**Data lines**
============

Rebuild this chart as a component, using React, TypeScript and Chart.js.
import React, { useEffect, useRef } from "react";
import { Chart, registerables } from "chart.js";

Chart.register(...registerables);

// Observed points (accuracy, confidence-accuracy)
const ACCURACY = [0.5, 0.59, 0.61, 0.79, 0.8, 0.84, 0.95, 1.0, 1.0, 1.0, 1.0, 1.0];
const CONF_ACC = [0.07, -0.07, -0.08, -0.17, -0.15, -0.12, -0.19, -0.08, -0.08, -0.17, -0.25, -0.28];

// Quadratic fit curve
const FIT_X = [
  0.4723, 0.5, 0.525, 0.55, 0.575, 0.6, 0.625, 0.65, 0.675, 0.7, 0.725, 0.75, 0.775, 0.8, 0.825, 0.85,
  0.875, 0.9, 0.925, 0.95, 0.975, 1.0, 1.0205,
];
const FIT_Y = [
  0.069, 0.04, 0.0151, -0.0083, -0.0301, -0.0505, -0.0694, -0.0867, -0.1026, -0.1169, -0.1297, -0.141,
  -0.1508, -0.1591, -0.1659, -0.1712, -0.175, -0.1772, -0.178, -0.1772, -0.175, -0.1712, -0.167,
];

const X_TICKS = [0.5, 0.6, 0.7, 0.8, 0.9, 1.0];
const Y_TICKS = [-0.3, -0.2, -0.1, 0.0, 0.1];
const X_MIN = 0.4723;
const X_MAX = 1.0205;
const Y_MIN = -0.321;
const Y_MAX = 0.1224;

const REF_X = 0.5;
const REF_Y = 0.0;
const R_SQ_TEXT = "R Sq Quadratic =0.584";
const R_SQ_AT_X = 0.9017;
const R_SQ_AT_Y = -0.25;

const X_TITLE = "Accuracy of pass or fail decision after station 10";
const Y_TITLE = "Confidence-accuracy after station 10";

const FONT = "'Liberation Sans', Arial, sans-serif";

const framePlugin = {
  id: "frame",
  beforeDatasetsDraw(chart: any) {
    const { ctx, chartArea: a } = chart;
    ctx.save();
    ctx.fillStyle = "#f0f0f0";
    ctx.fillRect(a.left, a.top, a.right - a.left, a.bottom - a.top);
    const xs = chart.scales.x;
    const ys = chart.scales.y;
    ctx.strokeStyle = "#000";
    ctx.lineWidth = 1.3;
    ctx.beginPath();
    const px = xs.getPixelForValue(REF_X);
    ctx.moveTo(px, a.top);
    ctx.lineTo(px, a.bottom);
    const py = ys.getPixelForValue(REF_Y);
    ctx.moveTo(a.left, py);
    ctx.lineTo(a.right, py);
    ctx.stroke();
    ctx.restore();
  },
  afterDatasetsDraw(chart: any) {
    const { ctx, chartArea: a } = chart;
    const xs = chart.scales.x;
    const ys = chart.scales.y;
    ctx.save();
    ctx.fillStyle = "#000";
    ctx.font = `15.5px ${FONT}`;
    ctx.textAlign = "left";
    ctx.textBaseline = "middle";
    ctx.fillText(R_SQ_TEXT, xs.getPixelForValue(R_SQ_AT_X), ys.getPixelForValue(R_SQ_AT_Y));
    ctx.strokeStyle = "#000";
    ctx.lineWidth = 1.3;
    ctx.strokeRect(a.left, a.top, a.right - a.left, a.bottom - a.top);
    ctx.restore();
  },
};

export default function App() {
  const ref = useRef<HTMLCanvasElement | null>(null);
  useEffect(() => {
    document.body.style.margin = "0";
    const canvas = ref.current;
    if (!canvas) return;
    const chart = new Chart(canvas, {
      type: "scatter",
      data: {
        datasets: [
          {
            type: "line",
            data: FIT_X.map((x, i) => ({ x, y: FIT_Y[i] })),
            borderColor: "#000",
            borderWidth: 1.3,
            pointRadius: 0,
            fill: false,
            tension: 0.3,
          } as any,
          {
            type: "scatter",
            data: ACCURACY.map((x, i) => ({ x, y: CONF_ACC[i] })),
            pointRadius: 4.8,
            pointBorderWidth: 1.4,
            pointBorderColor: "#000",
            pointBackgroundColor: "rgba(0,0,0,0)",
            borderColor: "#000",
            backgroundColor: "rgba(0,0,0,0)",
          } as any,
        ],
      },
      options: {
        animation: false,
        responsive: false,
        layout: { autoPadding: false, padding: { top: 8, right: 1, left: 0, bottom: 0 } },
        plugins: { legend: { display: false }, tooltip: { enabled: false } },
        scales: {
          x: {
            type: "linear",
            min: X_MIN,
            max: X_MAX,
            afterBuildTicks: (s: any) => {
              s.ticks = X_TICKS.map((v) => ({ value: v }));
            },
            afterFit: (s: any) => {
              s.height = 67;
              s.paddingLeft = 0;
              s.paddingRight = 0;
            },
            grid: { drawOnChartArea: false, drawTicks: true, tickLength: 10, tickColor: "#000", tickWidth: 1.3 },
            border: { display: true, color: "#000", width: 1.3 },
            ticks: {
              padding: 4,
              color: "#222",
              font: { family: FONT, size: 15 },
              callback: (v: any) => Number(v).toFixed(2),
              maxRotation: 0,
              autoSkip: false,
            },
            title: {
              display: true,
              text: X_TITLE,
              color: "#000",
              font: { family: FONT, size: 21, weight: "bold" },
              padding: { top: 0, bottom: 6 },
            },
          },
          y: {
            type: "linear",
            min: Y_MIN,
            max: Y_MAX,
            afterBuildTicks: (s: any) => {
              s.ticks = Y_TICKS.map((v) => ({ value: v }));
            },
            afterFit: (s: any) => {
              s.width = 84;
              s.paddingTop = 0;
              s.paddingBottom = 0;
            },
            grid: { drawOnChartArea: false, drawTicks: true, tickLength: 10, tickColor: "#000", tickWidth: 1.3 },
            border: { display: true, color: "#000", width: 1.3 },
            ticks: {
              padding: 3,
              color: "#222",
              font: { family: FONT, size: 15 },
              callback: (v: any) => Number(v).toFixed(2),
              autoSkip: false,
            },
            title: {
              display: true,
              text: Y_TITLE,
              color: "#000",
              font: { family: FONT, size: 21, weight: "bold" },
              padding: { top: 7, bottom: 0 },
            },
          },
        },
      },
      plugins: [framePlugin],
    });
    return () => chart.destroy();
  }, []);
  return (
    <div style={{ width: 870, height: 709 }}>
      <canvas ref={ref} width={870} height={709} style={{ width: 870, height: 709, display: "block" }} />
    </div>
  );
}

============

**Stated exercise**
Quote exactly the first line of the data and every line after it through the one holding "Chart.register(...registerables);".

**Correct output**
Rebuild this chart as a component, using React, TypeScript and Chart.js.
import React, { useEffect, useRef } from "react";
import { Chart, registerables } from "chart.js";

Chart.register(...registerables);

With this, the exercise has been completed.